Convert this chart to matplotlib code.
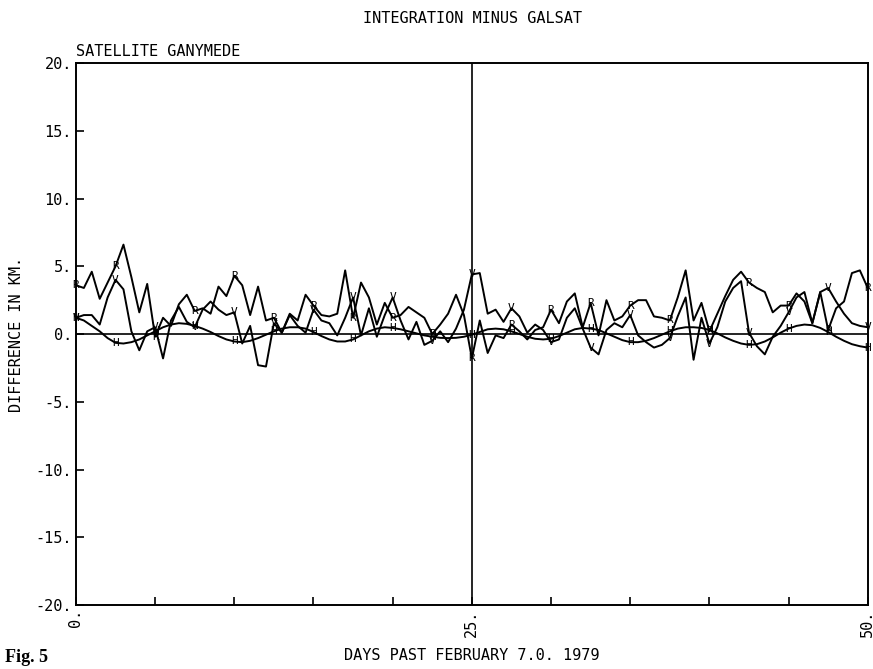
import matplotlib
matplotlib.use("Agg")
import matplotlib.pyplot as plt
import numpy as np

# days past Feb 7.0 1979, sampled every half day
days = np.arange(0, 50.01, 0.5)

# R residual (km)
r_diff = [3.6, 3.4, 4.6, 2.6, 3.8, 5.0, 6.6, 4.2, 1.6, 3.7,
          -0.2, 1.2, 0.6, 2.2, 2.9, 1.7, 1.9, 1.5, 3.5, 2.8,
          4.3, 3.6, 1.4, 3.5, 1.0, 1.2, 0.1, 1.5, 1.0, 2.9,
          2.1, 1.4, 1.3, 1.5, 4.7, 1.2, 3.8, 2.7, 0.7, 2.3,
          1.2, 1.4, 2.0, 1.6, 1.2, 0.0, 0.7, 1.5, 2.9, 1.4,
          -1.8, 1.0, -1.4, -0.1, -0.3, 0.7, 0.2, -0.4, 0.3, 0.5,
          1.8, 0.8, 2.4, 3.0, 0.5, 2.3, -0.1, 2.5, 1.0, 1.3,
          2.1, 2.5, 2.5, 1.3, 1.2, 1.0, 2.7, 4.7, 1.0, 2.3,
          0.2, 1.5, 2.8, 4.0, 4.6, 3.8, 3.4, 3.1, 1.6, 2.1,
          2.1, 3.0, 2.4, 0.8, 3.1, 0.3, 1.9, 2.4, 4.5, 4.7,
          3.4]

# V residual (km)
v_diff = [1.2, 1.4, 1.4, 0.7, 2.7, 4.0, 3.3, 0.2, -1.2, 0.2,
          0.5, -1.8, 1.0, 2.0, 0.9, 0.5, 1.8, 2.4, 1.8, 1.4,
          1.6, -0.7, 0.6, -2.3, -2.4, 0.8, 0.1, 1.4, 0.6, 0.1,
          1.8, 1.0, 0.8, -0.1, 1.2, 2.7, -0.1, 1.9, -0.2, 1.4,
          2.7, 1.0, -0.4, 0.9, -0.8, -0.5, 0.2, -0.6, 0.4, 1.8,
          4.4, 4.5, 1.5, 1.8, 0.9, 1.9, 1.3, 0.1, 0.7, 0.3,
          -0.6, -0.4, 1.2, 1.9, 0.4, -1.0, -1.5, 0.3, 0.8, 0.5,
          1.4, -0.1, -0.6, -1.0, -0.8, -0.3, 1.3, 2.7, -1.9, 1.2,
          -0.7, 0.5, 2.4, 3.4, 3.9, 0.1, -0.9, -1.5, -0.2, 0.6,
          1.6, 2.7, 3.1, 0.8, 3.1, 3.4, 2.4, 1.5, 0.8, 0.6,
          0.5]

# H residual (km)
h_diff = [1.2, 1.0, 0.6, 0.2, -0.3, -0.65, -0.7, -0.6, -0.4, -0.1,
          0.2, 0.5, 0.7, 0.8, 0.75, 0.6, 0.4, 0.15, -0.15, -0.4,
          -0.55, -0.6, -0.5, -0.3, -0.05, 0.2, 0.4, 0.5, 0.5, 0.4,
          0.15, -0.15, -0.4, -0.55, -0.55, -0.4, -0.1, 0.2, 0.4, 0.5,
          0.45, 0.35, 0.2, 0.05, -0.1, -0.2, -0.28, -0.3, -0.28, -0.2,
          -0.05, 0.15, 0.35, 0.4, 0.35, 0.2, 0.0, -0.2, -0.35, -0.4,
          -0.35, -0.15, 0.1, 0.35, 0.45, 0.4, 0.3, 0.05, -0.2, -0.45,
          -0.6, -0.6, -0.5, -0.3, -0.05, 0.2, 0.4, 0.5, 0.5, 0.45,
          0.3, 0.05, -0.25, -0.5, -0.7, -0.8, -0.75, -0.55, -0.25, 0.1,
          0.4, 0.6, 0.7, 0.65, 0.45, 0.15, -0.2, -0.5, -0.75, -0.9,
          -1.0]

series = [("R", r_diff), ("V", v_diff), ("H", h_diff)]
y_ticks = [-20, -15, -10, -5, 0, 5, 10, 15, 20]
x_labelled = [0, 25, 50]

mono = "DejaVu Sans Mono"

fig = plt.figure(figsize=(8.73, 6.69), dpi=100, facecolor="white")
ax = fig.add_axes([0.087, 0.0957, 0.907, 0.810])

for letter, vals in series:
    vals = np.asarray(vals)
    ax.plot(days, vals, color="black", lw=1.4, zorder=3)
    # plotter letters every 2.5 days
    for d, v in zip(days[::5], vals[::5]):
        ax.text(d, v, letter, family=mono, fontsize=8, ha="center",
                va="center", zorder=4)

ax.axhline(0, color="black", lw=1.2, zorder=2)
ax.axvline(25, color="black", lw=1.2, zorder=2)

ax.set_xlim(0, 50)
ax.set_ylim(-20, 20)
for s in ax.spines.values():
    s.set_linewidth(1.4)

ax.set_xticks(np.arange(0, 51, 5))
ax.set_xticklabels([f"{t}." if t in x_labelled else "" for t in range(0, 51, 5)],
                   rotation=90, family=mono, fontsize=11)
ax.set_yticks(y_ticks)
ax.set_yticklabels([f"{t}." for t in y_ticks], family=mono, fontsize=11)
ax.tick_params(direction="in", length=6, width=1.2, pad=3)

ax.set_ylabel("DIFFERENCE IN KM.", family=mono, fontsize=11, labelpad=8)
ax.set_xlabel("DAYS PAST FEBRUARY 7.0. 1979", family=mono, fontsize=11,
              labelpad=8)
ax.text(0, 1.008, "SATELLITE GANYMEDE", transform=ax.transAxes,
        family=mono, fontsize=11, ha="left", va="bottom")
fig.text(0.541, 0.972, "INTEGRATION MINUS GALSAT", family=mono,
         fontsize=11, ha="center", va="center")
fig.text(0.006, 0.005, "Fig. 5", family="Liberation Serif",
         fontweight="bold", fontsize=13, ha="left", va="bottom")

fig.savefig("out.png", dpi=100, facecolor="white")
══════
Repeat the listing above up to and including the line with "days = np.arange(0, 50.01, 0.5)", starting from its first line. Drop any pictures.

Convert this chart to matplotlib code.
import matplotlib
matplotlib.use("Agg")
import matplotlib.pyplot as plt
import numpy as np

# days past Feb 7.0 1979, sampled every half day
days = np.arange(0, 50.01, 0.5)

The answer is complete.